If you have a pressing dinosaur question — this weekend is your chance to get it answered by an expert.
UWindsor’s Denis Tetreault will visit the Chimczuk Museum on Saturday, Jan. 14, as part of Free Dino Day where he will be featured in “Ask a Paleontologist,” roaming the dinosaur exhibit ready to answer questions.
“I like to bring dinosaurs alive for people. They are not just a chunk of rock or a fossil, they were a living organism with friends, relatives, and behaviours,” says Dr. Tetreault.
“I enjoy feeding people’s enthusiasm for dinosaurs.”
Free Dino Day is an opportunity for patrons to see the travelling exhibition Dinosaur Discoveries: Ancient Fossils, New Ideas, free of charge. The day of activities includes Tetreault’s presentation, “Tyrannosaurus vs. Triceratops: Life and Death at the End of the Age of the Dinosaurs,” at 1 and at 4 p.m.
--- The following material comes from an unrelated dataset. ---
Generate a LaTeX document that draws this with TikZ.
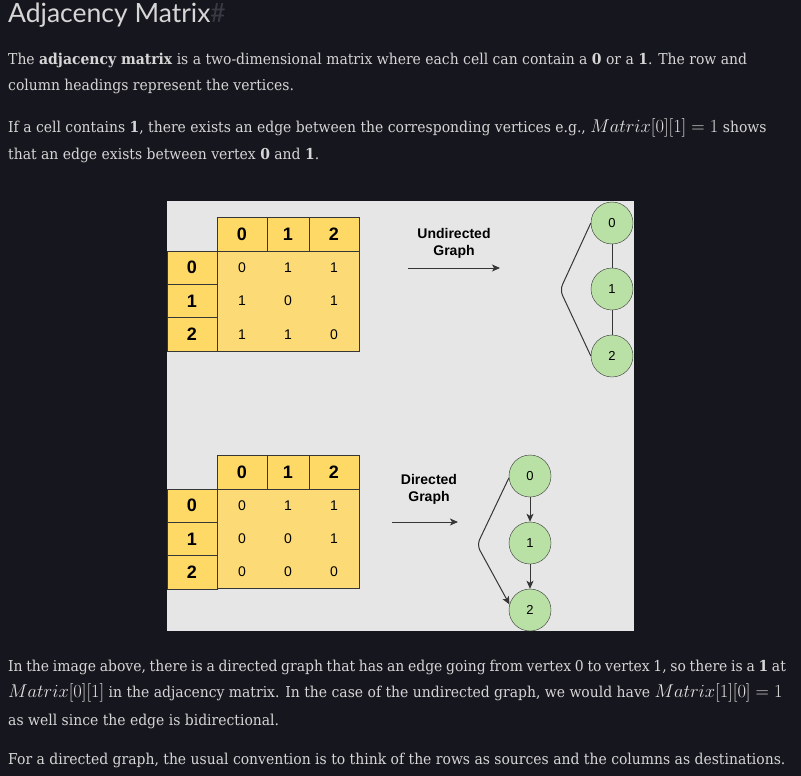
\RequirePackage{fix-cm}
\documentclass[tikz,border=0pt]{standalone}
\usepackage{fontspec}
\setmainfont{DejaVu Serif}[FakeStretch=0.93]
\newfontfamily\headfont{Lato}
\newfontfamily\diafont{Liberation Sans}
\usetikzlibrary{arrows.meta,positioning}
\definecolor{PageDark}{RGB}{22,22,30}
\definecolor{TextGrey}{RGB}{214,214,214}
\definecolor{MathGrey}{RGB}{226,226,226}
\definecolor{HashGrey}{RGB}{58,58,68}
\definecolor{PanelGrey}{RGB}{230,230,230}
\definecolor{CellYellow}{RGB}{255,217,102}
\definecolor{BodyYellow}{RGB}{252,219,118}
\definecolor{NodeGreen}{RGB}{185,224,165}
\definecolor{LineDark}{RGB}{54,54,54}
\newcommand{\kmath}[1]{{\fontsize{18.5}{18.5}\selectfont\color{MathGrey}$#1$}}

\begin{document}
\begin{tikzpicture}[x=1pt, y=-1pt,
    textline/.style={anchor=base west, inner sep=0pt, text=TextGrey, font=\fontsize{15}{18}\selectfont},
    hcell/.style={draw=LineDark, fill=CellYellow, inner sep=0pt, minimum height=33.4pt, font=\diafont\bfseries\fontsize{18}{18}\selectfont},
    cellval/.style={inner sep=0pt, font=\diafont\fontsize{14}{14}\selectfont},
    vnode/.style={circle, draw=LineDark, fill=NodeGreen, minimum size=42pt, inner sep=0pt, font=\diafont\fontsize{13}{13}\selectfont},
    glabel/.style={align=center, inner sep=0pt, font=\diafont\bfseries\fontsize{14}{17}\selectfont},
    edge/.style={draw=LineDark, line width=1pt},
    tip/.style={-{Stealth[length=8pt,width=7pt,inset=2pt]}}]
  \useasboundingbox (0,0) rectangle (801,776);
  \fill[PageDark] (0,0) rectangle (801,776);

  % page text above the picture
  \node[anchor=base west, inner sep=0pt, text=TextGrey, font=\headfont\fontsize{26.5}{26.5}\selectfont] (title) at (8,23) {Adjacency Matrix\textcolor{HashGrey}{\#}};
  \node[textline] (t1) at (8,65) {The \textbf{adjacency matrix} is a two-dimensional matrix where each cell can contain a \textbf{0} or a \textbf{1}. The row and};
  \node[textline] (t2) at (8,91) {column headings represent the vertices.};
  \node[textline] (t3) at (8,132) {If a cell contains \textbf{1}, there exists an edge between the corresponding vertices e.g., \kmath{Matrix[0][1] = 1} shows};
  \node[textline] (t4) at (8,159) {that an edge exists between vertex \textbf{0} and \textbf{1}.};

  % picture panel
  \fill[PanelGrey] (167,201) rectangle (634,631);

  % undirected matrix
  \draw[LineDark, fill=BodyYellow] (217,251) rectangle (359,351);
  \foreach \c/\x/\w in {0/242/50, 1/288/42, 2/334/50}
    \node[hcell, minimum width=\w pt] (u-c\c) at (\x,234.3) {\c};
  \foreach \r/\y in {0/267.7, 1/301, 2/334.3}
    \node[hcell, minimum width=50pt] (u-r\r) at (192,\y) {\r};
  \foreach \i in {0,1,2} {
    \foreach \j in {0,1,2} {
      \ifnum\j=\i \def\val{0}\else \def\val{1}\fi
      \node[cellval] (u-\i-\j) at (u-c\j |- u-r\i) {\val};
    }
  }

  % directed matrix
  \draw[LineDark, fill=BodyYellow] (217,489) rectangle (359,588.5);
  \foreach \c/\x/\w in {0/242/50, 1/288/42, 2/334/50}
    \node[hcell, minimum width=\w pt] (d-c\c) at (\x,472) {\c};
  \foreach \r/\y in {0/505.5, 1/539, 2/572}
    \node[hcell, minimum width=50pt] (d-r\r) at (192,\y) {\r};
  \foreach \i in {0,1,2} {
    \foreach \j in {0,1,2} {
      \ifnum\j>\i \def\val{1}\else \def\val{0}\fi
      \node[cellval] (d-\i-\j) at (d-c\j |- d-r\i) {\val};
    }
  }

  % undirected graph
  \node[glabel] (ulabel) at (454,243) {Undirected\\Graph};
  \coordinate (uarrA) at (408,268);
  \coordinate (uarrB) at (500,268);
  \draw[edge, tip] (uarrA) -- (uarrB);
  \node[vnode] (u0) at (612,223) {0};
  \node[vnode] (u1) at (612,289) {1};
  \node[vnode] (u2) at (612,356) {2};
  \coordinate (ubend) at (560,290);
  \draw[edge] (u0) -- (u1);
  \draw[edge] (u1) -- (u2);
  \draw[edge, rounded corners=6pt] (u0.west) -- (ubend) -- (u2.west);

  % directed graph
  \node[glabel] (dlabel) at (429,489) {Directed\\Graph};
  \coordinate (darrA) at (392,522);
  \coordinate (darrB) at (458,522);
  \draw[edge, tip] (darrA) -- (darrB);
  \node[vnode] (d0) at (530,476) {0};
  \node[vnode] (d1) at (530,543) {1};
  \node[vnode] (d2) at (530,610) {2};
  \coordinate (dbend) at (477,545);
  \draw[edge, tip] (d0) -- (d1);
  \draw[edge, tip] (d1) -- (d2);
  \draw[edge, tip, rounded corners=6pt] (d0.185) -- (dbend) -- (d2.165);

  % page text below the picture
  \node[textline] (b1) at (8,671) {\spaceskip=3.7pt In the image above, there is a directed graph that has an edge going from vertex 0 to vertex 1, so there is a \textbf{1} at};
  \node[textline] (b2) at (8,697) {\kmath{Matrix[0][1]} in the adjacency matrix. In the case of the undirected graph, we would have \kmath{Matrix[1][0] = 1}};
  \node[textline] (b3) at (8,725) {as well since the edge is bidirectional.};
  \node[textline] (b4) at (8,764) {For a directed graph, the usual convention is to think of the rows as sources and the columns as destinations.};
\end{tikzpicture}
\end{document}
Tetreault teaches an undergraduate course on dinosaurs in the School of the Environment. He will pull from the course for his half-hour presentation talking about dinosaurs’ unique smiles, horn and claw length, and competition between animals, by focusing on two of the dinosaurs that are in the exhibit.
“Some of the coolest things they have is a full reconstruction of a Tyrannosaurus leg, a diorama of a feathered and flying dinosaur called a Microraptor, and a full-sized cast of a Triceratops’ skull,” he says.
“I’m pulling slides from the course and simplifying some of it for the kids and keeping in enough hard science to be of interest to the adults in the room.”
In addition to Tetreault’s expertise, you can take advantage of a fossil discovery station, dinosaur-themed crafts, and a scavenger hunt.
Free Dino Day runs from 10 a.m. to 5 p.m. Saturday at the Chimczuk Museum, 401 Riverside Dr. West. Visitors are encouraged to bring non-perishable food items for the Windsor Youth Centre. For more information visit the Chimczuk Museum website.
Dinosaur Discoveries: Ancient Fossils, New Ideas is organized by the American Museum of Natural History in collaboration with the California Academy of Sciences, the Field Museum, the Houston Museum of Natural Science, and the North Carolina Museum of Natural Sciences.